Quantitative points of interest. Here are some factors:
- Stats of drilling in an area "success."
- Use of digital subsea depths of rock formation to contour map (by hand and automatic).
- Digital data map bases (shaped files) for geographic coord.
- Digital database for well locs like above.
- Use of online data such as subsea formation tops.
- Use on line production database to see how other wells in area are producing. Also tells total reserves expected.
- Use this for economic study like mention above. Companies buying producing wells and reserves have very extensive programs with discounted value of money, depletion of reserves, etc. Lots of econ and stats.

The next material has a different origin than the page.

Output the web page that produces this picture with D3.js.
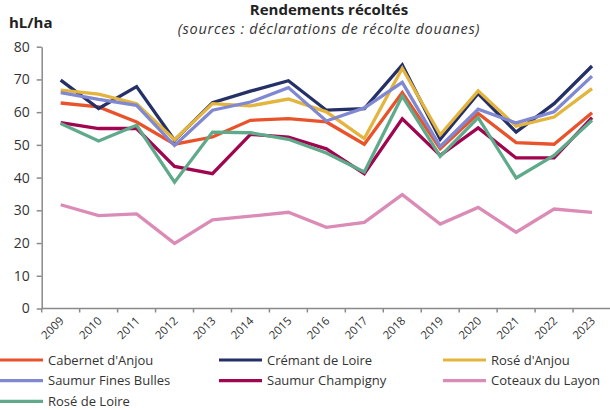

- Processing of seismic is mostly quantitative work for end result. Will Isotime (linear scale of time vs velocity between rock layers) Isotime thinning shows structures where oil may hide. Will map these values with values and contours.
- Velocity changes horizontally at a certain depth with seismic may show low density area "hot spot" where low density gas in the rock shows up. These are digital values we map using feet/second changes in sound velocity.
- Reads electric logs from old wells looking for missed oil sections. This all quantitative data. Values such as porosity, permeability of rock, water saturations, oil and gas saturations, lithology changes etc. This is very hightech using Neutron and Gamma transmission and reflection, electric resistance of the rock, etc. Places values to each factor to map porosity boundaries, oil and water boundary zones, values to determine flow rates of oil and gas, etc... These are all on file as rasterlogs which are stored on his 200GB hard drive.
- The drill end (esp directional drilling) is all quantitative data. Based on triginometry using some high tech gyros.